See? I just tortured some writing, right there. I took
It indicates tortured writing.
and drew it across a rack. I bludgeoned it with a colourless verb (“to be”), eviscerating the verb that already was there (“indicates”) by turning it into noun (“indication”), and I related these new components with a preposition: “of”.
“Of” is the giveaway.
“Of prevalence” neatly measures laboured writing. Being a preposition, it puts things in relation to each other, and so tends to favour simple over interesting nouns to describe the relationship. So: “piece of writing” instead of “poem”, “letter”, “monograph”, or “diatribe”. It is also a dead giveaway for passive constructions:
in the event of harm to the interests of the client by the broker...
rather than:
if the broker harms the client’s interests ...
and nominalisations. Look out for the character string “...ion of”. This is a dead giveaway for a passive nominalisation.
I shall initiate the termination of the scheme...
rather than
I will terminate the scheme...
The higher your “of ratio”, the more tiring your writing will be.
Pompous possessives
“Of” is the pompous writer’s favourite possessive, because it makes things sound austere and sonorous. And it’s hard to screw up. Apostrophes — the grocers favourite means of indicating possession — terrify lawyers, who fear making the same mistake grocer’s do.[1]
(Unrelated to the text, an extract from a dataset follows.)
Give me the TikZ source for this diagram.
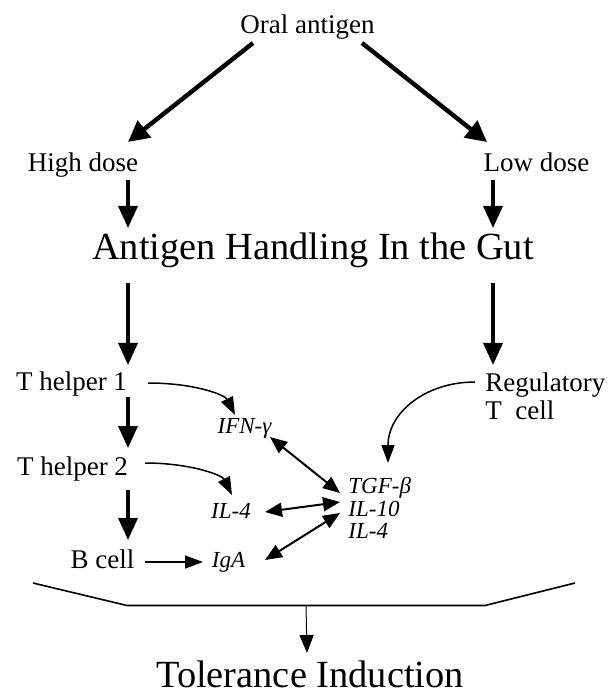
\documentclass[tikz,border=0pt]{standalone}
\usepackage{fontspec}
\setmainfont{Liberation Serif}
\usetikzlibrary{arrows.meta, calc, positioning}

\begin{document}
\begin{tikzpicture}[
  x=0.5pt, y=-0.5pt,
  cellname/.style={
    inner sep=0pt,
    font=\fontsize{13.5}{14}\selectfont
  },
  headline/.style={
    inner sep=0pt,
    font=\fontsize{19.2}{22}\selectfont
  },
  cytokine/.style={
    inner sep=0pt,
    align=left,
    font=\fontsize{11.5}{11.25}\selectfont\itshape
  },
  dosearrow/.style={
    -{Triangle[length=10.5pt,width=10.5pt]},
    line width=2.2pt
  },
  steparrow/.style={
    -{Triangle[length=11pt,width=9.5pt]},
    line width=1.7pt
  },
  feedarrow/.style={
    -{Triangle[length=9pt,width=6.5pt]},
    line width=0.75pt
  },
  linkarrow/.style={
    {Triangle[length=8.5pt,width=7pt]}-{Triangle[length=8.5pt,width=7pt]},
    line width=1pt
  },
  plainarrow/.style={
    -{Triangle[length=9pt,width=7pt]},
    line width=0.5pt
  },
  bracketline/.style={
    line width=0.8pt
  }
]

\useasboundingbox (0,0) rectangle (615,694);

\node[cellname, anchor=base] (oral) at (307.5,34) {Oral antigen};
\node[cellname, anchor=base] (high) at (83,172) {High dose};
\node[cellname, anchor=base] (low) at (536.5,172) {Low dose};
\node[headline, anchor=base] (gut) at (313,260) {Antigen Handling In the Gut};
\node[cellname, anchor=base] (th1) at (71.5,390) {T helper 1};
\node[cellname, anchor=north west, align=left] (reg) at (485,372)
  {Regulatory\\T~~cell};
\node[cellname, anchor=base] (th2) at (72.5,475) {T helper 2};
\node[cellname, anchor=base] (bcell) at (102.5,568) {B cell};
\node[cytokine, anchor=base] (ifn) at (244.5,433) {IFN-γ};
\node[cytokine, anchor=base] (il4) at (231,518) {IL-4};
\node[cytokine, anchor=base] (iga) at (228.5,567) {IgA};
\node[cytokine, anchor=north west] (cyto) at (348,477) {TGF-β\\IL-10\\IL-4};
\node[headline, anchor=base] (tol) at (310,687) {Tolerance Induction};

% dose split
\draw[dosearrow] ($(oral.base)+(-54.5,9)$) -- ($(high.base)+(45,-30)$);
\draw[dosearrow] ($(oral.base)+(54.5,9)$) -- ($(low.base)+(-49.5,-30)$);

% down the two columns
\draw[steparrow] ($(high.base)+(45,8)$) -- ($(gut.base)+(-185,-32)$);
\draw[steparrow] ($(low.base)+(-43.5,8)$) -- ($(gut.base)+(180,-32)$);
\draw[steparrow] ($(gut.base)+(-185,23)$) -- ($(th1.base)+(56.5,-25)$);
\draw[steparrow] ($(gut.base)+(180,23)$) -- ($(reg.north west)+(8,-7)$);
\draw[steparrow] ($(th1.base)+(56.5,7)$) -- ($(th2.base)+(55.5,-27)$);
\draw[steparrow] ($(th2.base)+(55.5,15)$) -- ($(bcell.base)+(25.5,-28)$);
\draw[feedarrow] ($(bcell.base)+(42.5,-6)$) -- ($(iga.base)+(-25.5,-5)$);

% cytokine output
\draw[feedarrow] ($(th1.base)+(76.5,-7)$) .. controls +(47,0) and +(-10,-20)
  .. ($(ifn.base)+(-9.5,-18)$);
\draw[feedarrow] ($(th2.base)+(72.5,-12)$) .. controls +(45,0) and +(-10,-20)
  .. ($(il4.base)+(1,-23)$);
\draw[feedarrow] ($(reg.north west)+(-10,10)$) .. controls +(-50,0) and +(0,-50)
  .. ($(cyto.north west)+(40,-14)$);

\draw[linkarrow] ($(ifn.base)+(25.5,4)$) -- ($(cyto.north west)+(-8,16)$);
\draw[linkarrow] ($(il4.base)+(34,-6)$) -- ($(cyto.north west)+(-8,25)$);
\draw[linkarrow] ($(iga.base)+(36.5,-7)$) -- ($(cyto.north west)+(-8,36)$);

% bracket
\coordinate (brL) at (33,583);
\coordinate (brA) at (127,605.5);
\coordinate (brB) at (485,605.5);
\coordinate (brR) at (575,583);
\draw[bracketline] (brL) -- (brA) -- (brB) -- (brR);
\coordinate (brM) at ($(brA)!0.5!(brB)$);
\draw[plainarrow] (brM) -- ($(tol.base)+(-3,-34)$);

\end{tikzpicture}
\end{document}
Now sometimes you want sonoreity:
Skywalker’s rise
doesn’t sound quite so momentous as
The Rise Of Skywalker
.
England’s Bank
sounds like some ghastly funding initiative for social housing, whereas “The Bank of England” sounds like the Grand Old Lady of Threadneedle Street. Brian’s Life sounds like a column in Private Eye.
But beyond that, treat “of” as a prolixity count.